Some of the onus also falls on the people who rent houses or apartments.
“We need to keep landlords accountable, and I believe that right now that the mechanism that is in place is the [Springfield] Building Development Services, and certainly, tenants need to be educated on what their rights are,” Horton said.
Restore SGF is an effort to encourage investment in north Springfield neighborhoods, and improve housing stock in historic neighborhoods. Horton pointed to Restore SGF as a positive helping families move from renter status and into home ownership.
“On the other side of the coin, there are too few housing options,” Horton said. “From what I understand, in order to deal with the housing crunch we need roughly 14,000 housing units, and so Restore SGF is encouraging reinvestment into heritage neighborhoods in order to diversify and improve the housing stock, which is certainly important.”
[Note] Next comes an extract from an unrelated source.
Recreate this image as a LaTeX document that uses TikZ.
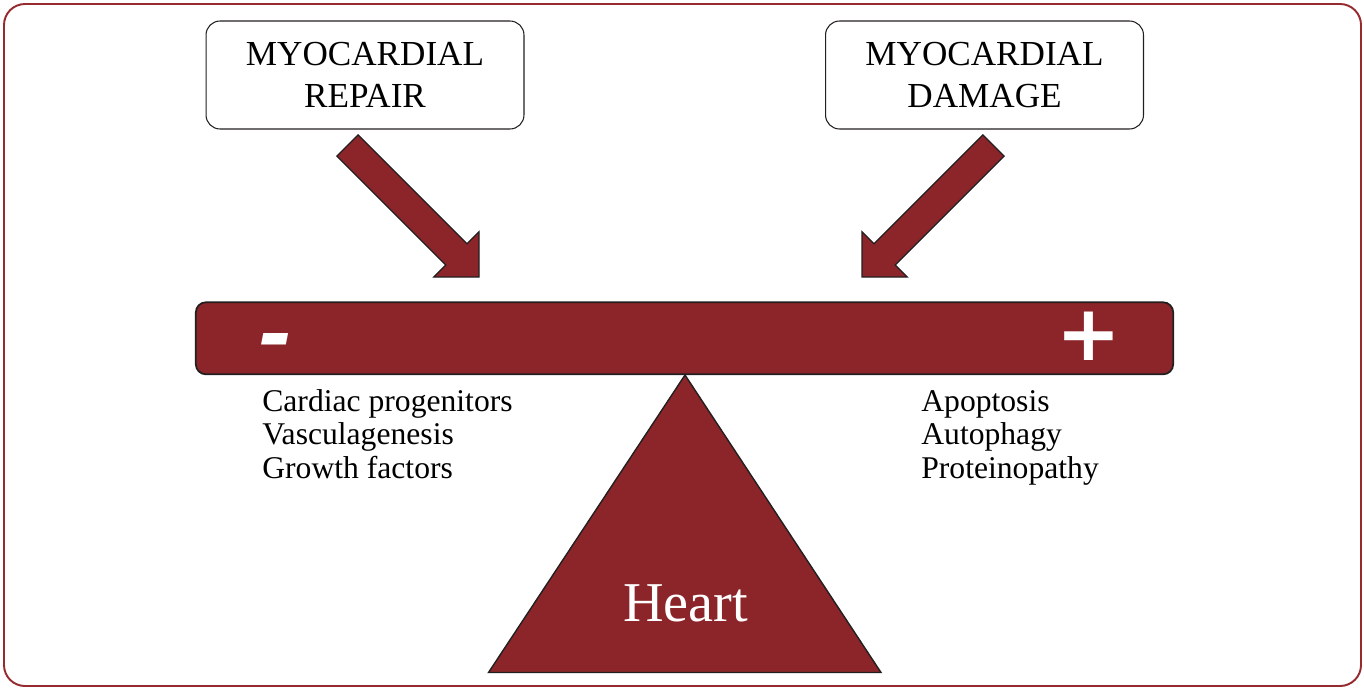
\documentclass[tikz,border=0pt]{standalone}
\usepackage{fontspec}
\setmainfont{Liberation Serif}
\newfontfamily\signfont{DejaVu Sans}
\usetikzlibrary{positioning}
\definecolor{heartred}{RGB}{139,37,41}
\definecolor{edgegray}{RGB}{35,31,32}
\definecolor{framered}{RGB}{150,42,47}

\begin{document}
\begin{tikzpicture}[
  x=0.02cm, y=-0.02cm,
  topbox/.style={rectangle, draw=edgegray, line width=0.6pt, rounded corners=0.28cm,
    minimum width=6.36cm, minimum height=2.16cm, align=center,
    font=\fontsize{20}{23.6}\selectfont},
  fatarrow/.style={fill=heartred, draw=edgegray, line width=0.7pt, line join=miter},
  beam/.style={rectangle, fill=heartred, draw=edgegray, line width=1pt, rounded corners=0.2cm,
    minimum width=19.55cm, minimum height=1.44cm},
  item/.style={anchor=base west, inner sep=0pt, font=\fontsize{18}{19}\selectfont},
  sign/.style={text=white, inner sep=0pt, font=\signfont\bfseries\itshape\fontsize{#1}{#1}\selectfont}
]
  % Frame
  \useasboundingbox (0,0) rectangle (1364,690);
  \draw[framered, line width=1.1pt, rounded corners=0.42cm] (4,4) rectangle (1361,686);

  % Boxes
  \node[topbox] (repair) at (365,75) {MYOCARDIAL\\REPAIR};
  \node[topbox] (damage) at (984.5,75) {MYOCARDIAL\\DAMAGE};

  % Fat arrows
  \draw[fatarrow] (336.9,156.1) -- (358.1,134.9) -- (467,243.8) -- (479,231.8)
    -- (479,277) -- (433.8,277) -- (445.8,265) -- cycle;
  \draw[fatarrow] (1004.1,156.1) -- (982.9,134.9) -- (874,243.8) -- (862,231.8)
    -- (862,277) -- (907.2,277) -- (895.2,265) -- cycle;

  % Fulcrum and beam
  \coordinate (apex) at (685,375);
  \coordinate (baseL) at (488.5,672.5);
  \coordinate (baseR) at (881,672.5);
  \draw[fill=heartred, draw=edgegray, line width=0.8pt] (apex) -- (baseR) -- (baseL) -- cycle;
  \node[beam] (lever) at (684.5,338.3) {};
  \node[sign=46] (minus) at (276,348) {-};
  \node[sign=44] (plus) at (1089,336) {+};
  \node[anchor=base, text=white, font=\fontsize{32}{32}\selectfont] (heart) at (685.5,621.7) {Heart};

  % Lists
  \node[item] (rep1) at (262,411) {Cardiac progenitors};
  \node[item] (rep2) at (262,444.5) {Vasculagenesis};
  \node[item] (rep3) at (262,478) {Growth factors};
  \node[item] (dam1) at (921,411) {Apoptosis};
  \node[item] (dam2) at (921,444.5) {Autophagy};
  \node[item] (dam3) at (921,478) {Proteinopathy};
\end{tikzpicture}
\end{document}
Before redevelopment occurs, Horton says there are steps that can be taken in the short term to make housing more accessible to more Springfieldians who need it. The city council can attack discriminatory practices by landlords against potential tenants, and property owners can “take a chance” on tenants that the might otherwise turn down and refuse to rent property to.
“We can take a chance on renters who were previously incarcerated and those who are in addiction recovery,” Horton said.
Workforce development and housing can often be put together when it comes to larger discussions of how to lower poverty rates and create opportunities for people to better their financial situations. Horton is interested in seeing what the city government can do to create more chances to Springfieldians who have been passed up for job opportunities.
“I think that City Council can take a lot of approaches to this in terms of how we use our influence,” Horton said. “When it comes to workforce development, you know that there’s a lot of talk in terms of considering the hidden workforce and considering how we retain the workforce that we have and the talent that we have.”